WIKIMEDIA, AUDEOver the past year there have been a number of articles written about the ever greater importance bestowed by the programmatic and policy endeavors of the US Patent and Trademark Office (USPTO) and the overall US intellectual property ecosystem. In particular, there has been much criticism of the changes imposed by the Leahy-Smith America Invents Act (AIA) passed in September 2011—including a recent opinion article in The Scientist by George Lewis, who argued that the new law “discriminates against academics and small biotechs.” Unfortunately most of the time, the issues presented to the public—and the basis of many of Lewis’s arguments—are either incorrect or missing key pieces of information to explain why the law operates in a particular fashion.
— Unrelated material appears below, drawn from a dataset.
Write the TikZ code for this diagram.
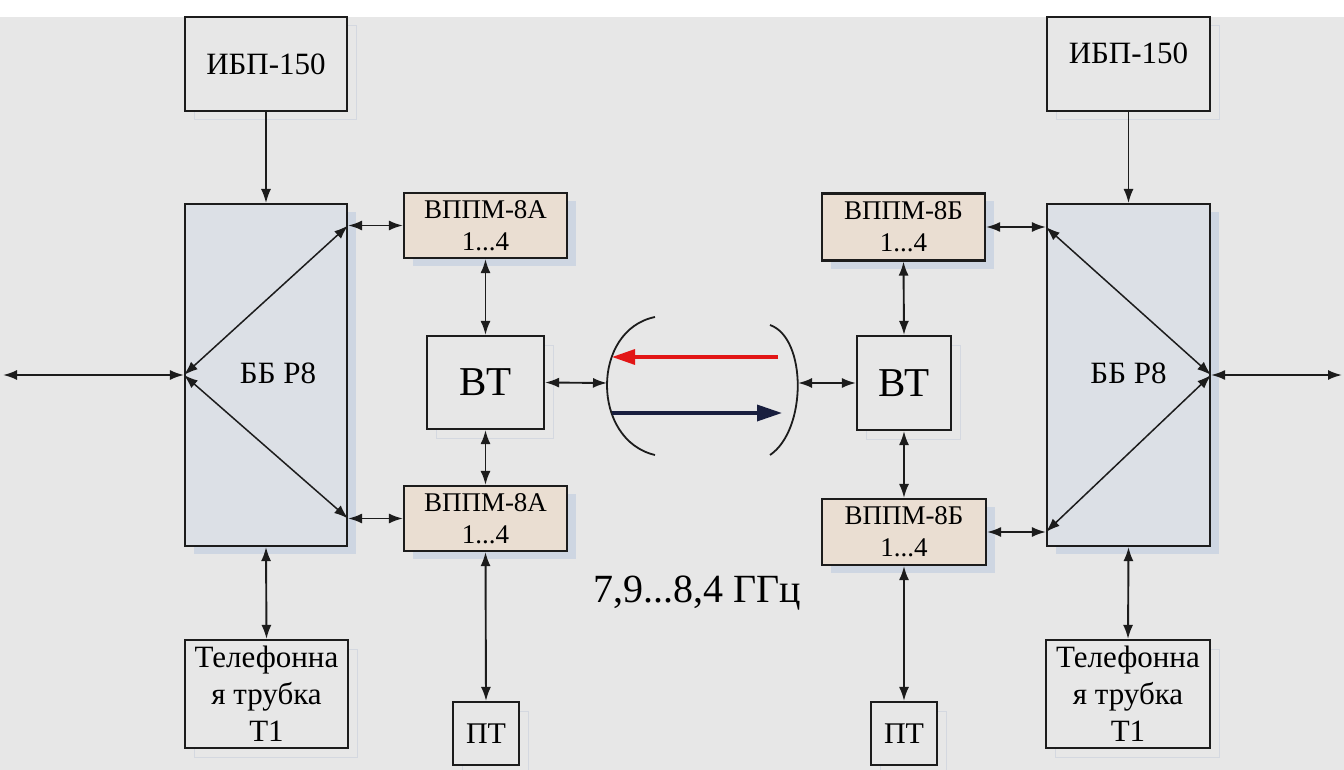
\documentclass[tikz,border=0pt]{standalone}
\usepackage{fontspec}
\IfFontExistsTF{LiberationSerif-Regular.ttf}
  {\setmainfont{LiberationSerif-Regular.ttf}[BoldFont=LiberationSerif-Bold.ttf]
   \newfontfamily\labelfont{LiberationSerif-Regular.ttf}}
  {\setmainfont{Liberation Serif}
   \newfontfamily\labelfont{Liberation Serif}}
\usetikzlibrary{arrows.meta,shadows}
\definecolor{bg}{RGB}{231,231,231}
\definecolor{bbfill}{RGB}{220,224,230}
\definecolor{vpfill}{RGB}{234,222,210}
\definecolor{ghost}{RGB}{206,214,226}
\definecolor{ghostline}{RGB}{212,216,224}
\definecolor{ink}{RGB}{28,28,28}
\definecolor{sigred}{RGB}{226,22,22}
\definecolor{signavy}{RGB}{24,30,62}

\tikzset{
  >={Latex[length=14pt,width=10pt]},
  boxbase/.style={draw=ink, line width=2.1pt, inner sep=0pt, align=center,
    font=\labelfont\fontsize{31}{37}\selectfont},
  plainbox/.style={boxbase, fill=bg,
    drop shadow={shadow xshift=9pt, shadow yshift=-9pt, fill=none,
      draw=ghostline, line width=1pt, opacity=1}},
  bbbox/.style={boxbase, fill=bbfill,
    drop shadow={shadow xshift=9pt, shadow yshift=-8pt, fill=ghost, opacity=1}},
  vpbox/.style={boxbase, fill=vpfill, font=\labelfont\fontsize{27}{32}\selectfont,
    drop shadow={shadow xshift=9pt, shadow yshift=-8pt, fill=ghost, opacity=1}},
  lbl/.style={font=\labelfont\fontsize{31}{37}\selectfont, inner sep=0pt},
  conn/.style={draw=ink, line width=1.9pt},
  feed/.style={draw=ink, line width=1.5pt},
  dish/.style={draw=ink, line width=1.8pt},
}

\begin{document}
\begin{tikzpicture}[x=1pt,y=-1pt]
\useasboundingbox (0,0) rectangle (1344,770);
\fill[white] (0,0) rectangle (1344,770);
\fill[bg] (0,17) rectangle (1344,770);

% ---------- left station ----------
\node[plainbox, minimum width=162pt, minimum height=94pt] (ibpL) at (266,64) {ИБП-150};
\node[bbbox, minimum width=162pt, minimum height=342pt,
      label={[lbl, xshift=12pt, yshift=2pt]center:ББ Р8}] (bbL) at (266,375) {};
\node[vpbox, minimum width=163pt, minimum height=65pt] (vpA1) at (485.5,225.5) {ВППМ-8А\\1...4};
\node[vpbox, minimum width=163pt, minimum height=65pt] (vpA2) at (485.5,518.5) {ВППМ-8А\\1...4};
\node[plainbox, minimum width=117pt, minimum height=93pt, font=\labelfont\fontsize{41}{45}\selectfont] (btL) at (485.5,382.5) {ВТ};
\node[plainbox, minimum width=66pt, minimum height=63pt, font=\labelfont\fontsize{30}{34}\selectfont] (ptL) at (486,733.5) {ПТ};
\node[plainbox, minimum width=163pt, minimum height=108pt] (telL) at (266.5,694) {Телефонна\\я трубка\\Т1};

% ---------- right station ----------
\node[plainbox, minimum width=163pt, minimum height=94pt,
      label={[lbl, yshift=11pt]center:ИБП-150}] (ibpR) at (1128.5,64) {};
\node[bbbox, minimum width=163pt, minimum height=342pt,
      label={[lbl, yshift=2pt]center:ББ Р8}] (bbR) at (1128.5,375) {};
\node[vpbox, minimum width=163pt, minimum height=67pt] (vpB1) at (903.5,227) {ВППМ-8Б\\1...4};
\node[vpbox, minimum width=164pt, minimum height=66pt] (vpB2) at (904,532) {ВППМ-8Б\\1...4};
\node[plainbox, minimum width=94pt, minimum height=94pt, font=\labelfont\fontsize{41}{45}\selectfont] (btR) at (904,383) {ВТ};
\node[plainbox, minimum width=66pt, minimum height=63pt, font=\labelfont\fontsize{30}{34}\selectfont] (ptR) at (904,733.5) {ПТ};
\node[plainbox, minimum width=164pt, minimum height=108pt] (telR) at (1128,694) {Телефонна\\я трубка\\Т1};

% ---------- frequency band ----------
\node[inner sep=0pt, font=\labelfont\fontsize{40}{44}\selectfont] (freq) at (697,593) {7,9...8,4 ГГц};

% ---------- connection points ----------
\coordinate (outL) at (3,375);
\coordinate (outR) at (1342,375);
\coordinate (bbLa) at (bbL.east |- vpA1.west);
\coordinate (bbLb) at (bbL.east |- vpA2.west);
\coordinate (bbRa) at (bbR.west |- vpB1.east);
\coordinate (bbRb) at (bbR.west |- vpB2.east);
\coordinate (antL) at (607,383);
\coordinate (antR) at (798,383);

% ---------- left links ----------
\draw[feed, ->] (ibpL.south) -- (bbL.north);
\draw[conn, <->] (outL) -- (bbL.west);
\draw[feed, <->] (bbL.west) -- (bbLa);
\draw[feed, <->] (bbL.west) -- (bbLb);
\draw[conn, <->] (bbLa) -- (vpA1.west);
\draw[conn, <->] (bbLb) -- (vpA2.west);
\draw[conn, <->] (vpA1.south) -- (btL.north);
\draw[conn, <->] (btL.south) -- (vpA2.north);
\draw[conn, <->] (vpA2.south) -- (ptL.north);
\draw[conn, <->] (bbL.south) -- (telL.north);
\draw[conn, <->] (btL.east) -- (antL);

% ---------- right links ----------
\draw[feed, ->] (ibpR.south) -- (bbR.north);
\draw[conn, <->] (bbR.east) -- (outR);
\draw[feed, <->] (bbRa) -- (bbR.east);
\draw[feed, <->] (bbRb) -- (bbR.east);
\draw[conn, <->] (vpB1.east) -- (bbRa);
\draw[conn, <->] (vpB2.east) -- (bbRb);
\draw[conn, <->] (vpB1.south) -- (btR.north);
\draw[conn, <->] (btR.south) -- (vpB2.north);
\draw[conn, <->] (vpB2.south) -- (ptR.north);
\draw[conn, <->] (bbR.south) -- (telR.north);
\draw[conn, <->] (antR) -- (btR.west);

% ---------- antennas and radio path ----------
\draw[dish] (655,317) .. controls (591,330) and (591,440) .. (655,455);
\draw[dish] (770,325) .. controls (807,338) and (807,430) .. (770,455);
\coordinate (redS) at (778,357);
\coordinate (redE) at (612,357);
\coordinate (navS) at (612,413);
\coordinate (navE) at (782,413);
\draw[sigred, line width=3.2pt, -{Triangle[length=23pt,width=15pt]}] (redS) -- (redE);
\draw[signavy, line width=3.4pt, -{Triangle[length=25pt,width=16pt]}] (navS) -- (navE);
\end{tikzpicture}
\end{document}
First, the passing of AIA did not result in a “first to file” system, as Lewis and others argue. Rather, the USPTO now adopts a modified “first inventor to file” system, which preserves some of the protocol matters of the former “first to invent” system, including the 1-year filing grace period and the need for the inventor to file the patent application with a fully “reduced to practice” invention—in other words, the proof of concept or a prototype has been developed. Thus, it is not possible for a non-inventor with a disposable income to swoop in and “steal” a patent from a true inventor who may need a little extra time to secure the necessary application funding while they go public with their initial conceptual idea. The true inventor can further secure their place in line for coming up with the inventive concept by making better use of the already existing provisional patent application protocols (basically a quiet public disclosure filing to the US Government, which costs around $100), while being given a grace period of 1 year to work out the kinks of their invention.
The AIA also makes allowance for those innovators who are cash-strapped through the creation of a micro-entity discount. The discount allows for a 75 percent reduction of the filing fees for the first four patent applications filed. That is a lot of money saved, which can be better used elsewhere in building one’s company or ramping up technology development.
In addition, the new policy has other added benefits for biotech, such as the implementation of three levels of examination procedures: accelerated, regular, or decelerated. Given the rapid changes in technology development for the IT-world, a rapid acceleration patent examination track—which boasts a start-to-finish time of less than 1 year from the initial filing—makes sense for inventors who need patent protection sooner. In the biotech and cleantech space, on the other hand, more stringent market regulations make a slower patent examination process more appropriate, such that your patent protection kicks in closer to the time the product actually hits the market, maximizing its protection following regulatory approval.
The AIA also has stipulations that now make it simpler for third party intervention in the patent application review process, which was severely limited in the past. Given the massive amounts of information a patent examiner must review and the limited time they have to render a decision on a patent application, it always helps to have additional input from known experts in the field. As a result of AIA, submitting pertinent prior art for consideration by third parties is much easier, helping the patent examiner do their job much more effectively and efficiently. Furthermore, the new policy incentivizes inventors to publicly disclose the information contained in the patent, and the public is now allowed to weigh in on what they may consider to be controversially issued patents. Furthermore AIA allows for more efficient streamlining and a higher quality of review for questionable patents by the Patent Trials and Appeals Board via revamping of the appeals process. These are important steps towards the enabling of further transparency between all parties involved in the intellectual property system.
In conclusion, no legislation emanating from a democracy is going to be perfect given the various stakeholders in play, but the passing of AIA was a step in the right direction for keeping the United States’ competitive edge in a globalized economy. In addition to the benefits highlighted above, the AIA has empowered the USPTO to expand from its sole office in the Washington, DC, to metro-area to satellite offices in Detroit, San Jose, Denver, and Dallas, where the agency will undoubtedly recruit new talent and resources to ensure a high-quality and efficient US Patent system for the 21st century.
G. Nagesh Rao is a former patent examiner and senior policy advisor for the Department of Commerce’s US Patent & Trademark Office and the Office of Innovation and Entrepreneurship, and the cofounder of the public-private partnership, Made in America. He is also the cocreator of a free Patents Webinar series in conjunction with the National Council of Entrepreneurial Tech Transfer (NCET2) and the US Federal Government’s Working Group on Technology Transfer.